Omit any picture, and return the remaining data exactly as written.

Available data →

+ + + +

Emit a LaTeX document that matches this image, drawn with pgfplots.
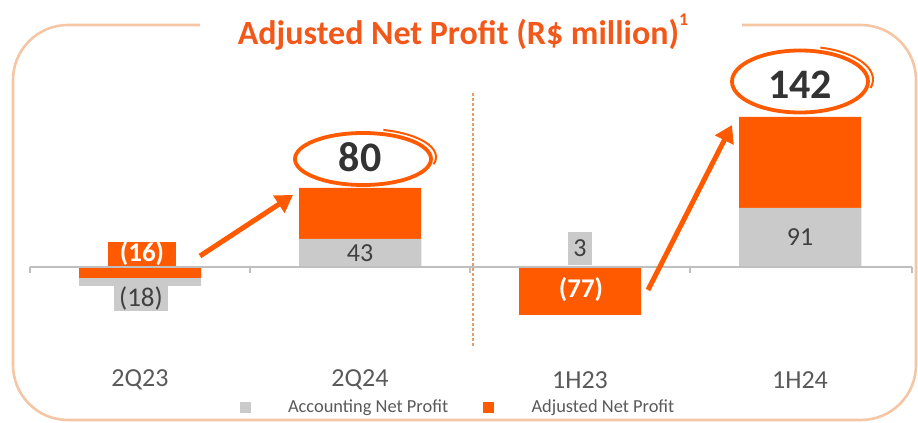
\documentclass[border=0pt]{standalone}
\usepackage{fontspec}
\setmainfont{Carlito}
\usepackage{pgfplots}
\pgfplotsset{compat=1.18}
\usetikzlibrary{arrows.meta}
\definecolor{orng}{HTML}{FF5A00}
\definecolor{ttl}{HTML}{F2581A}
\definecolor{grayb}{HTML}{CBCACA}
\definecolor{labgray}{HTML}{595959}
\definecolor{numgray}{HTML}{404040}
\definecolor{framec}{HTML}{F5C6A5}
\definecolor{dashc}{HTML}{E69C6C}
\definecolor{baseg}{HTML}{BFBFBF}

% one axis unit = one pixel of the 918x423 reference, y measured from the baseline
\begin{document}
\begin{tikzpicture}
\begin{axis}[
  at={(0pt,0pt)}, anchor=south west,
  scale only axis, width=459pt, height=211.5pt,
  xmin=0, xmax=918, ymin=-156, ymax=267,
  axis line style={draw=none}, major tick length=0pt,
  ytick=\empty,
  xtick={140,360,580,800}, xticklabels={2Q23,2Q24,1H23,1H24},
  xtick pos=left,
  xticklabel style={anchor=center, yshift=21.5pt, font=\fontsize{13}{15}\selectfont, text=labgray},
  ybar, bar width=122, bar shift=0pt,
  clip=false,
  legend style={draw=none, fill=none, at={(0.5,0.036)}, anchor=center,
    legend columns=2, font=\fontsize{9.2}{11}\selectfont, text=labgray,
    /tikz/every even column/.append style={column sep=15.5pt}},
]
% adjusted net profit, positive totals (drawn first, gray sits on top)
\addplot[fill=orng, draw=none, forget plot] coordinates {(360,79) (800,150)};
% accounting net profit
\addplot[fill=grayb, draw=none, forget plot] coordinates {(140,-19) (360,28) (580,1) (800,59)};
% adjusted net profit, negative
\addplot[fill=orng, draw=none, forget plot] coordinates {(140,-11) (580,-48)};

\addlegendimage{legend image code/.code={\fill[grayb] (0pt,-2.5pt) rectangle (5pt,2.5pt); \path[draw=none,fill=none] (0pt,0pt) rectangle (22pt,0.1pt);}}
\addlegendentry{Accounting Net Profit}
\addlegendimage{legend image code/.code={\fill[orng] (0pt,-2.5pt) rectangle (5pt,2.5pt); \path[draw=none,fill=none] (0pt,0pt) rectangle (22pt,0.1pt);}}
\addlegendentry{Adjusted Net Profit}

% baseline and ticks
\draw[baseg, line width=0.7pt] (30,0) -- (912,0);
\draw[baseg, line width=0.6pt] (30,0) -- (30,-6) (250,0) -- (250,-6) (470,0) -- (470,-6)
  (690,0) -- (690,-6) (912,0) -- (912,-6);

% frame with the title gap
\draw[framec, line width=1.3pt, rounded corners=27.5pt]
  (200,242) -- (13,242) -- (13,-153) -- (916,-153) -- (916,242) -- (742,242);
\node[text=ttl, font=\fontsize{17}{20}\selectfont\bfseries] at (463,235)
  {Adjusted Net Profit (R\$ million)\raisebox{0.55em}{\fontsize{9}{10}\selectfont 1}};

% divider
\draw[dashc, line width=0.9pt, dash pattern=on 1.5pt off 1pt] (473,174) -- (473,-80);

% value labels
\node[fill=orng, text=white, inner sep=0pt, minimum width=34pt, minimum height=12pt,
  font=\fontsize{13.5}{15}\selectfont\bfseries] at (142,13) {(16)};
\node[fill=grayb, text=numgray, inner sep=0pt, minimum width=27pt, minimum height=12.5pt,
  font=\fontsize{13.5}{15}\selectfont] at (141,-31.5) {(18)};
\node[text=numgray, font=\fontsize{13}{15}\selectfont] at (360,14) {43};
\node[fill=grayb, text=numgray, inner sep=0pt, minimum width=12pt, minimum height=16.5pt,
  font=\fontsize{13}{15}\selectfont] at (580,18.5) {3};
\node[text=white, font=\fontsize{13.5}{15}\selectfont\bfseries] at (581,-23) {(77)};
\node[text=numgray, font=\fontsize{13}{15}\selectfont] at (800,30) {91};

% circled totals, with a second partial pen stroke
\draw[orng, line width=1.9pt] (363,108) ellipse [x radius=34pt, y radius=13pt];
\draw[orng, line width=1pt] ([shift={(-15:35.5pt and 14pt)}]365,110) arc [start angle=-15, end angle=75, x radius=35.5pt, y radius=14pt];
\node[text=black!80, font=\fontsize{21}{24}\selectfont\bfseries] at (360,110) {80};
\draw[orng, line width=1.9pt] (800,185.5) ellipse [x radius=34pt, y radius=15.5pt];
\draw[orng, line width=1pt] ([shift={(-15:35.5pt and 16.5pt)}]802,187.5) arc [start angle=-15, end angle=75, x radius=35.5pt, y radius=16.5pt];
\node[text=black!80, font=\fontsize{21}{24}\selectfont\bfseries] at (800,182) {142};

% arrows
\draw[orng, line width=2.5pt, -{Triangle[length=8.5pt, width=10pt]}] (200,11) -- (293,72);
\draw[orng, line width=2.5pt, -{Triangle[length=8.5pt, width=10pt]}] (648,-23) -- (732,142);
\end{axis}
\pgfresetboundingbox
\useasboundingbox (0pt,0pt) rectangle (459pt,211.5pt);
\end{tikzpicture}
\end{document}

+ + + +

Finished exercise →
Emit a LaTeX document that matches this image, drawn with pgfplots.
\documentclass[border=0pt]{standalone}
\usepackage{fontspec}
\setmainfont{Carlito}
\usepackage{pgfplots}
\pgfplotsset{compat=1.18}
\usetikzlibrary{arrows.meta}
\definecolor{orng}{HTML}{FF5A00}
\definecolor{ttl}{HTML}{F2581A}
\definecolor{grayb}{HTML}{CBCACA}
\definecolor{labgray}{HTML}{595959}
\definecolor{numgray}{HTML}{404040}
\definecolor{framec}{HTML}{F5C6A5}
\definecolor{dashc}{HTML}{E69C6C}
\definecolor{baseg}{HTML}{BFBFBF}

% one axis unit = one pixel of the 918x423 reference, y measured from the baseline
\begin{document}
\begin{tikzpicture}
\begin{axis}[
  at={(0pt,0pt)}, anchor=south west,
  scale only axis, width=459pt, height=211.5pt,
  xmin=0, xmax=918, ymin=-156, ymax=267,
  axis line style={draw=none}, major tick length=0pt,
  ytick=\empty,
  xtick={140,360,580,800}, xticklabels={2Q23,2Q24,1H23,1H24},
  xtick pos=left,
  xticklabel style={anchor=center, yshift=21.5pt, font=\fontsize{13}{15}\selectfont, text=labgray},
  ybar, bar width=122, bar shift=0pt,
  clip=false,
  legend style={draw=none, fill=none, at={(0.5,0.036)}, anchor=center,
    legend columns=2, font=\fontsize{9.2}{11}\selectfont, text=labgray,
    /tikz/every even column/.append style={column sep=15.5pt}},
]
% adjusted net profit, positive totals (drawn first, gray sits on top)
\addplot[fill=orng, draw=none, forget plot] coordinates {(360,79) (800,150)};
% accounting net profit
\addplot[fill=grayb, draw=none, forget plot] coordinates {(140,-19) (360,28) (580,1) (800,59)};
% adjusted net profit, negative
\addplot[fill=orng, draw=none, forget plot] coordinates {(140,-11) (580,-48)};

\addlegendimage{legend image code/.code={\fill[grayb] (0pt,-2.5pt) rectangle (5pt,2.5pt); \path[draw=none,fill=none] (0pt,0pt) rectangle (22pt,0.1pt);}}
\addlegendentry{Accounting Net Profit}
\addlegendimage{legend image code/.code={\fill[orng] (0pt,-2.5pt) rectangle (5pt,2.5pt); \path[draw=none,fill=none] (0pt,0pt) rectangle (22pt,0.1pt);}}
\addlegendentry{Adjusted Net Profit}

% baseline and ticks
\draw[baseg, line width=0.7pt] (30,0) -- (912,0);
\draw[baseg, line width=0.6pt] (30,0) -- (30,-6) (250,0) -- (250,-6) (470,0) -- (470,-6)
  (690,0) -- (690,-6) (912,0) -- (912,-6);

% frame with the title gap
\draw[framec, line width=1.3pt, rounded corners=27.5pt]
  (200,242) -- (13,242) -- (13,-153) -- (916,-153) -- (916,242) -- (742,242);
\node[text=ttl, font=\fontsize{17}{20}\selectfont\bfseries] at (463,235)
  {Adjusted Net Profit (R\$ million)\raisebox{0.55em}{\fontsize{9}{10}\selectfont 1}};

% divider
\draw[dashc, line width=0.9pt, dash pattern=on 1.5pt off 1pt] (473,174) -- (473,-80);

% value labels
\node[fill=orng, text=white, inner sep=0pt, minimum width=34pt, minimum height=12pt,
  font=\fontsize{13.5}{15}\selectfont\bfseries] at (142,13) {(16)};
\node[fill=grayb, text=numgray, inner sep=0pt, minimum width=27pt, minimum height=12.5pt,
  font=\fontsize{13.5}{15}\selectfont] at (141,-31.5) {(18)};
\node[text=numgray, font=\fontsize{13}{15}\selectfont] at (360,14) {43};
\node[fill=grayb, text=numgray, inner sep=0pt, minimum width=12pt, minimum height=16.5pt,
  font=\fontsize{13}{15}\selectfont] at (580,18.5) {3};
\node[text=white, font=\fontsize{13.5}{15}\selectfont\bfseries] at (581,-23) {(77)};
\node[text=numgray, font=\fontsize{13}{15}\selectfont] at (800,30) {91};

% circled totals, with a second partial pen stroke
\draw[orng, line width=1.9pt] (363,108) ellipse [x radius=34pt, y radius=13pt];
\draw[orng, line width=1pt] ([shift={(-15:35.5pt and 14pt)}]365,110) arc [start angle=-15, end angle=75, x radius=35.5pt, y radius=14pt];
\node[text=black!80, font=\fontsize{21}{24}\selectfont\bfseries] at (360,110) {80};
\draw[orng, line width=1.9pt] (800,185.5) ellipse [x radius=34pt, y radius=15.5pt];
\draw[orng, line width=1pt] ([shift={(-15:35.5pt and 16.5pt)}]802,187.5) arc [start angle=-15, end angle=75, x radius=35.5pt, y radius=16.5pt];
\node[text=black!80, font=\fontsize{21}{24}\selectfont\bfseries] at (800,182) {142};

% arrows
\draw[orng, line width=2.5pt, -{Triangle[length=8.5pt, width=10pt]}] (200,11) -- (293,72);
\draw[orng, line width=2.5pt, -{Triangle[length=8.5pt, width=10pt]}] (648,-23) -- (732,142);
\end{axis}
\pgfresetboundingbox
\useasboundingbox (0pt,0pt) rectangle (459pt,211.5pt);
\end{tikzpicture}
\end{document}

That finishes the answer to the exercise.